■ DATASET
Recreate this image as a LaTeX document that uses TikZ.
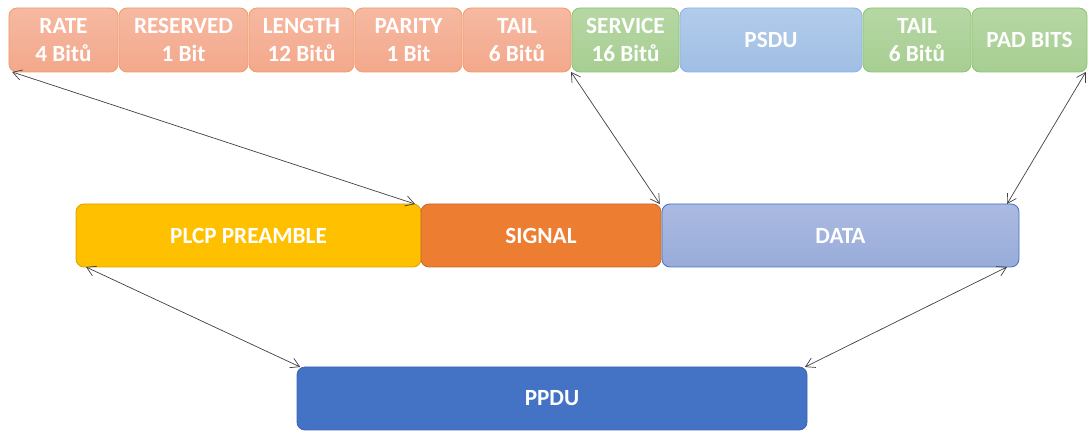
\documentclass[tikz,border=0pt]{standalone}
\usepackage{fontspec}
\setmainfont{Carlito}
\usepackage{tikz}
\usetikzlibrary{arrows.meta,positioning}
\usepackage{xcolor}
\definecolor{orTop}{HTML}{F6B9A2}
\definecolor{orBot}{HTML}{F3A88B}
\definecolor{orLine}{HTML}{F29B68}
\definecolor{grTop}{HTML}{B6D7A4}
\definecolor{grBot}{HTML}{A7CE92}
\definecolor{grLine}{HTML}{8DC46E}
\definecolor{ltTop}{HTML}{B2CCEA}
\definecolor{ltBot}{HTML}{A0BEE4}
\definecolor{ltLine}{HTML}{8DB3E2}
\definecolor{daTop}{HTML}{ABBAE1}
\definecolor{daBot}{HTML}{98ACD9}
\definecolor{pplc}{HTML}{FFC000}
\definecolor{sigc}{HTML}{ED7D31}
\definecolor{ppdc}{HTML}{4472C4}

\begin{document}
\begin{tikzpicture}[font=\fontsize{16.5}{20}\selectfont\bfseries,
  field/.style={rounded corners=0.2cm,text=white,align=center,minimum height=1.6cm,inner sep=0pt,outer sep=0pt,line width=0.6pt},
  ofield/.style={field,draw=orLine,top color=orTop,bottom color=orBot},
  gfield/.style={field,draw=grLine,top color=grTop,bottom color=grBot},
  layer/.style={field,minimum height=1.575cm},
  link/.style={{Straight Barb[length=2.2mm,width=2.6mm]}-{Straight Barb[length=2.2mm,width=2.6mm]},black!75,line width=0.5pt}]
\useasboundingbox (0,0) rectangle (27.225,10.8);
\node[ofield,minimum width=2.725cm] (rate) at (1.5875,9.8){RATE\\4 Bitů};
\node[ofield,minimum width=3.225cm,right=0.025cm of rate] (reserved){RESERVED\\1 Bit};
\node[ofield,minimum width=2.625cm,right=0.025cm of reserved] (length){LENGTH\\12 Bitů};
\node[ofield,minimum width=2.675cm,right=0.025cm of length] (parity){PARITY\\1 Bit};
\node[ofield,minimum width=2.7cm,right=0.025cm of parity] (tail){TAIL\\6 Bitů};
\node[gfield,minimum width=2.675cm,right=0.025cm of tail] (service){SERVICE\\16 Bitů};
\node[field,draw=ltLine,top color=ltTop,bottom color=ltBot,minimum width=4.55cm,right=0.025cm of service] (psdu){PSDU};
\node[gfield,minimum width=2.7cm,right=0.025cm of psdu] (tailb){TAIL\\6 Bitů};
\node[gfield,minimum width=2.875cm,right=0.025cm of tailb] (pad){PAD BITS};
\node[layer,draw=pplc!85!black,fill=pplc,minimum width=8.625cm] (plcp) at (6.2125,4.9125){PLCP PREAMBLE};
\node[layer,draw=sigc!85!black,fill=sigc,minimum width=6cm,right=0cm of plcp] (signal){SIGNAL};
\node[layer,draw=ppdc,top color=daTop,bottom color=daBot,minimum width=8.925cm,right=0.025cm of signal] (data){DATA};
\node[layer,draw=ppdc!90!black,fill=ppdc,minimum width=12.75cm] (ppdu) at (13.8,0.8375){PPDU};
\draw[link] ([xshift=0.08cm]rate.south west) -- ([xshift=-0.15cm]plcp.north east);
\draw[link] (tail.south east) -- ([xshift=-0.03cm]signal.north east);
\draw[link] ([xshift=-0.03cm]pad.south east) -- ([xshift=-0.3cm]data.north east);
\draw[link] ([xshift=0.25cm]plcp.south west) -- ([xshift=0.08cm]ppdu.north west);
\draw[link] ([xshift=-0.3cm]data.south east) -- ([xshift=-0.05cm]ppdu.north east);
\end{tikzpicture}
\end{document}
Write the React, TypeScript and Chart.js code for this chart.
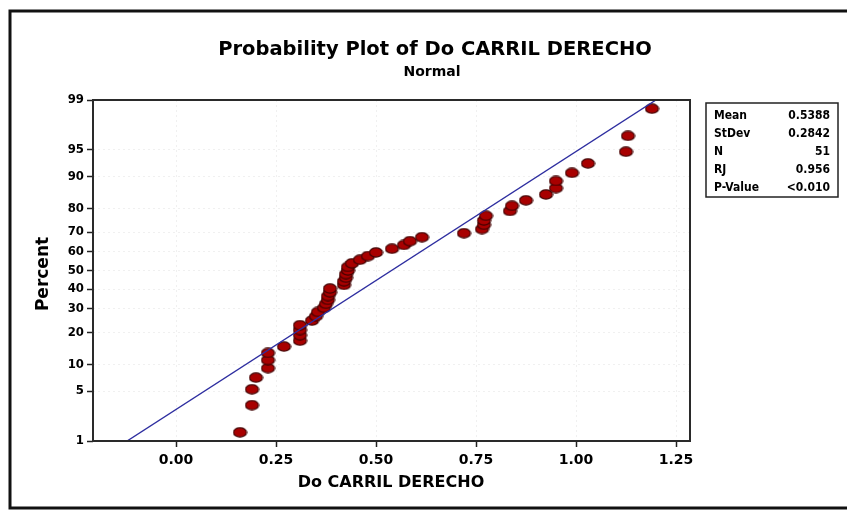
import React, { useEffect, useRef } from "react";
import { Chart, registerables } from "chart.js";

Chart.register(...registerables);

// Do CARRIL DERECHO observations, sorted ascending
const doValues = [
  0.16, 0.19, 0.19, 0.2, 0.23, 0.23, 0.23, 0.27, 0.31, 0.31,
  0.31, 0.31, 0.34, 0.35, 0.355, 0.37, 0.375, 0.38, 0.38, 0.385,
  0.385, 0.42, 0.42, 0.425, 0.425, 0.43, 0.43, 0.44, 0.46, 0.48,
  0.5, 0.54, 0.57, 0.585, 0.615, 0.72, 0.765, 0.77, 0.77, 0.775,
  0.835, 0.84, 0.875, 0.925, 0.95, 0.95, 0.99, 1.03, 1.125, 1.13,
  1.19,
];

// Median-rank plotting positions (percent) for the sorted values
const plotPercents = [
  1.36, 3.31, 5.25, 7.2, 9.14, 11.09, 13.04, 14.98, 16.93, 18.87,
  20.82, 22.76, 24.71, 26.65, 28.6, 30.54, 32.49, 34.44, 36.38, 38.33,
  40.27, 42.22, 44.16, 46.11, 48.05, 50.0, 51.95, 53.89, 55.84, 57.78,
  59.73, 61.67, 63.62, 65.56, 67.51, 69.46, 71.4, 73.35, 75.29, 77.24,
  79.18, 81.13, 83.07, 85.02, 86.96, 88.91, 90.86, 92.8, 94.75, 96.69,
  98.64,
];

const percentTicks = [1, 5, 10, 20, 30, 40, 50, 60, 70, 80, 90, 95, 99];
const xTickValues = [0, 0.25, 0.5, 0.75, 1.0, 1.25];

const statNames = ["Mean", "StDev", "N", "RJ", "P-Value"];
const statValues = ["0.5388", "0.2842", "51", "0.956", "<0.010"];
const fitMean = 0.5388;
const fitStDev = 0.2842;

const titleText = "Probability Plot of Do CARRIL DERECHO";
const subtitleText = "Normal";
const xTitle = "Do CARRIL DERECHO";
const yTitle = "Percent";

const FONT = "'DejaVu Sans Condensed', 'DejaVu Sans', sans-serif";
const WIDE = "'DejaVu Sans', sans-serif";

// Inverse standard normal CDF (Acklam's rational approximation)
function probit(p: number): number {
  const a = [-39.69683028665376, 220.9460984245205, -275.9285104469687, 138.357751867269, -30.66479806614716, 2.506628277459239];
  const b = [-54.47609879822406, 161.5858368580409, -155.6989798598866, 66.80131188771972, -13.28068155288572];
  const c = [-0.007784894002430293, -0.3223964580411365, -2.400758277161838, -2.549732539343734, 4.374664141464968, 2.938163982698783];
  const d = [0.007784695709041462, 0.3224671290700398, 2.445134137142996, 3.754408661907416];
  const pl = 0.02425;
  if (p < pl) {
    const q = Math.sqrt(-2 * Math.log(p));
    return (((((c[0] * q + c[1]) * q + c[2]) * q + c[3]) * q + c[4]) * q + c[5]) /
      ((((d[0] * q + d[1]) * q + d[2]) * q + d[3]) * q + 1);
  }
  if (p <= 1 - pl) {
    const q = p - 0.5;
    const r = q * q;
    return ((((((a[0] * r + a[1]) * r + a[2]) * r + a[3]) * r + a[4]) * r + a[5]) * q) /
      (((((b[0] * r + b[1]) * r + b[2]) * r + b[3]) * r + b[4]) * r + 1);
  }
  const q = Math.sqrt(-2 * Math.log(1 - p));
  return -(((((c[0] * q + c[1]) * q + c[2]) * q + c[3]) * q + c[4]) * q + c[5]) /
    ((((d[0] * q + d[1]) * q + d[2]) * q + d[3]) * q + 1);
}

function makeMarker(): HTMLCanvasElement {
  const m = document.createElement("canvas");
  m.width = 15;
  m.height = 11;
  const g = m.getContext("2d")!;
  g.beginPath();
  g.ellipse(7.5, 5.5, 6.5, 4.6, 0, 0, Math.PI * 2);
  g.fillStyle = "#a80000";
  g.fill();
  g.lineWidth = 1.2;
  g.strokeStyle = "#400000";
  g.stroke();
  return m;
}

const decorations = {
  id: "decorations",
  afterDraw(chart: any) {
    const ctx = chart.ctx as CanvasRenderingContext2D;
    const area = chart.chartArea;
    ctx.save();

    // outer frame
    ctx.strokeStyle = "#111";
    ctx.lineWidth = 3;
    ctx.strokeRect(10, 11, 860, 497);

    // plot frame
    ctx.strokeStyle = "#2a2a2a";
    ctx.lineWidth = 2;
    ctx.strokeRect(area.left, area.top, area.right - area.left, area.bottom - area.top);

    ctx.fillStyle = "#000";
    ctx.textBaseline = "middle";
    ctx.textAlign = "center";
    ctx.font = `bold 19.5px ${WIDE}`;
    ctx.fillText(titleText, 435, 50);
    ctx.font = `bold 14px ${WIDE}`;
    ctx.fillText(subtitleText, 432, 72);

    ctx.font = `bold 16px ${WIDE}`;
    ctx.fillText(xTitle, 391, 483);

    ctx.save();
    ctx.translate(44, 274);
    ctx.rotate(-Math.PI / 2);
    ctx.font = `bold 17px ${WIDE}`;
    ctx.fillText(yTitle, 0, 0);
    ctx.restore();

    // statistics box
    ctx.strokeStyle = "#222";
    ctx.lineWidth = 1.5;
    ctx.strokeRect(706, 103, 132, 94);
    ctx.font = `bold 12px ${FONT}`;
    statNames.forEach((name, i) => {
      const y = 116 + i * 18;
      ctx.textAlign = "left";
      ctx.fillText(name, 714, y);
      ctx.textAlign = "right";
      ctx.fillText(statValues[i], 830, y);
    });
    ctx.restore();
  },
};

export default function App() {
  const canvasRef = useRef<HTMLCanvasElement | null>(null);

  useEffect(() => {
    if (!canvasRef.current) return;
    const zTop = probit(0.99);
    const zBottom = probit(0.01);
    const points = doValues.map((v, i) => ({ x: v, y: probit(plotPercents[i] / 100) }));
    const fitLine = [
      { x: fitMean + zBottom * fitStDev, y: zBottom },
      { x: fitMean + zTop * fitStDev, y: zTop },
    ];
    const marker = makeMarker();

    const chart = new Chart(canvasRef.current, {
      type: "scatter",
      data: {
        datasets: [
          {
            type: "line",
            data: fitLine,
            borderColor: "#2e2ea0",
            borderWidth: 1.4,
            pointRadius: 0,
            fill: false,
          } as any,
          {
            data: points,
            pointStyle: marker as any,
            pointRadius: 6,
          },
        ],
      },
      options: {
        animation: false,
        responsive: false,
        devicePixelRatio: 1,
        layout: { padding: { left: 0, top: 100, right: 157, bottom: 0 } },
        plugins: { legend: { display: false }, tooltip: { enabled: false } },
        scales: {
          x: {
            type: "linear",
            min: -0.2075,
            max: 1.285,
            afterBuildTicks: (s: any) => {
              s.ticks = xTickValues.map((v) => ({ value: v }));
            },
            afterFit: (s: any) => {
              s.height = 71;
            },
            grid: {
              color: "rgba(0,0,0,0.06)",
              tickColor: "#222",
              tickLength: 6,
              tickWidth: 1.5,
            },
            border: { display: false, dash: [2, 3] },
            ticks: {
              color: "#000",
              padding: 5,
              font: { family: WIDE, size: 14, weight: "bold" },
              callback: (v: any) => Number(v).toFixed(2),
            },
          },
          y: {
            type: "linear",
            min: zBottom,
            max: zTop,
            afterBuildTicks: (s: any) => {
              s.ticks = percentTicks.map((p) => ({ value: probit(p / 100) }));
            },
            afterFit: (s: any) => {
              s.width = 93;
            },
            grid: {
              color: "rgba(0,0,0,0.06)",
              tickColor: "#222",
              tickLength: 6,
              tickWidth: 1.5,
            },
            border: { display: false, dash: [2, 3] },
            ticks: {
              color: "#000",
              padding: 3,
              font: { family: FONT, size: 13, weight: "bold" },
              callback: (_v: any, i: number) => String(percentTicks[i]),
            },
          },
        },
      },
      plugins: [decorations],
    });
    return () => chart.destroy();
  }, []);

  return (
    <div style={{ position: "absolute", left: 0, top: 0, width: 847, height: 512, background: "#fff" }}>
      <canvas ref={canvasRef} width={847} height={512} style={{ width: 847, height: 512 }} />
    </div>
  );
}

■ PROBLEM REQUIREMENTS
Your task is to list each line of the records with the word "this".

■ THE OUTPUT
Recreate this image as a LaTeX document that uses TikZ.
Write the React, TypeScript and Chart.js code for this chart.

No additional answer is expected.